Unlocking the Potential of Your Short-term Memory

Memory, it seems, is a rare and precious thing, especially for students who are trying to cram their brains full of textbook facts and figures the night before a big examination. Ideally, students would have been absorbing all the necessary information at regular intervals over several days or weeks, but that cannot always be the case. Sometimes, an all-nighter is inevitable. However, there may be hope yet for these late studiers as short-term memory is capable of helping students retain all the information they need at least long enough to get them through a two-hour examination.

Short-term memory is the type of memory used for the temporary recall of information, whether it is something as short-lived as remembering the beginning of this sentence so that you can understand the end, or remembering something for a day or two before forgetting it altogether.
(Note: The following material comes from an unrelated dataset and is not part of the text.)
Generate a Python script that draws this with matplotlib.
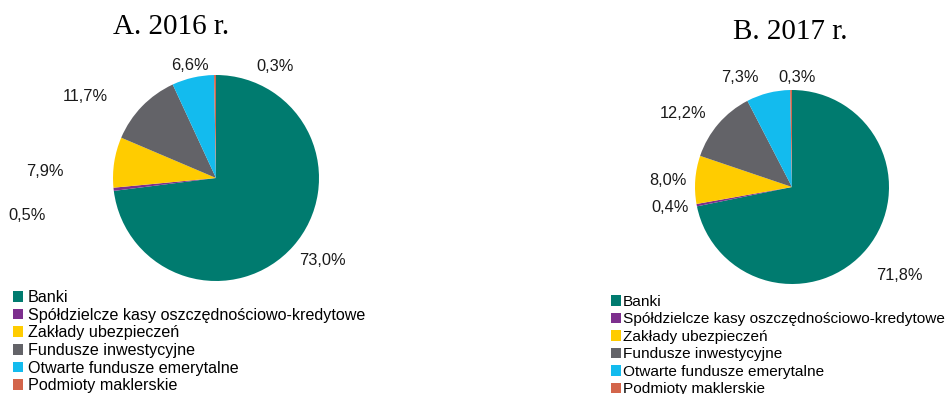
import matplotlib
matplotlib.use("Agg")
import matplotlib.pyplot as plt
from matplotlib.patches import Patch

categories = ["Banki", "Spółdzielcze kasy oszczędnościowo-kredytowe", "Zakłady ubezpieczeń",
              "Fundusze inwestycyjne", "Otwarte fundusze emerytalne", "Podmioty maklerskie"]
values_2016 = [73.0, 0.5, 7.9, 11.7, 6.6, 0.3]
values_2017 = [71.8, 0.4, 8.0, 12.2, 7.3, 0.3]
titles = ["A. 2016 r.", "B. 2017 r."]

colors = ["#007B6F", "#7D2F8E", "#FFCC00", "#636368", "#13BBEE", "#D3654B"]

# label offsets in radius units (layout)
lab_A = [(1.03, -0.80), (-1.83, -0.36), (-1.66, 0.06), (-1.27, 0.79), (-0.25, 1.09), (0.57, 1.08)]
lab_B = [(1.11, -0.91), (-1.26, -0.21), (-1.28, 0.07), (-1.12, 0.76), (-0.54, 1.13), (0.05, 1.13)]

W, H = 951, 394
fig = plt.figure(figsize=(W / 100, H / 100), dpi=100)
fig.patch.set_facecolor("white")

def fmt(v):
    return f"{v:.1f}%".replace(".", ",")

def draw(cx, cy, r, vals, labs, title, tx, ty, legx, legy, lfs, lsp, ltp):
    ax = fig.add_axes([(cx - r) / W, (H - cy - r) / H, 2 * r / W, 2 * r / H])
    ax.pie(vals, colors=colors, startangle=90, counterclock=False,
           wedgeprops=dict(linewidth=0))
    ax.set_xlim(-1, 1)
    ax.set_ylim(-1, 1)
    ax.set_aspect("equal")
    ax.axis("off")
    for v, (lx, ly) in zip(vals, labs):
        ax.text(lx, ly, fmt(v), ha="center", va="center", fontsize=11.8,
                family="Liberation Sans", color="#1a1a1a", clip_on=False)
    fig.text(tx / W, 1 - ty / H, title, ha="center", va="center",
             fontsize=21, family="Liberation Serif")
    handles = [Patch(facecolor=c, edgecolor="none") for c in colors]
    fig.legend(handles, categories, loc="upper left",
               bbox_to_anchor=(legx / W, 1 - legy / H), frameon=False,
               prop=dict(family="Liberation Sans", size=lfs),
               handlelength=0.65, handleheight=0.65, handletextpad=ltp,
               labelspacing=lsp, borderpad=0, borderaxespad=0)

draw(216, 178, 103, values_2016, lab_A, titles[0], 171, 27, 13, 290, 11.6, 0.166, 0.25)
draw(792, 187, 97, values_2017, lab_B, titles[1], 790, 32, 611, 295, 11.1, 0.227, 0.12)

fig.savefig("out.png", dpi=100)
Short-term memory has a limited capacity, and the information can also decay rapidly, but there are ways to help commit items to short-term memory so that you can recall the information almost as easily as if it were committed to long-term memory, according to Georgia Tech University’s College of Computing. Chunking information, or breaking it up until parts, is a good way to make that information easier to absorb. The ease of memorizing bits of information as opposed to a string of information is what makes recalling telephone numbers easier than recalling the same number if it were memorized without the hyphenated breaks. Utilizing sensory memory is another good way to enhance the potential of your short-term memory. Scent has a way of embedding itself into a person’s mind, which is why certain perfumes may conjure up memories of an old girlfriend or certain foods may remind you of your time abroad in Spain. Studying while regularly smelling something like a wooden pencil could help you better recall what you looked over the night before during test time. In addition to the senses and chunking, repetition is another good way to commit something to memory. Reading the same information out loud can also help to remind your brain about how that string of information sounds. Repetition works because the more times a piece of information is recalled, the more accessible it becomes in the brain.

While it would be much easier in the future to study regularly before an examination instead of trying to cram all of that information into your mind at once, there are ways to increase your chances of recall for those times when you have no choice but to study all night.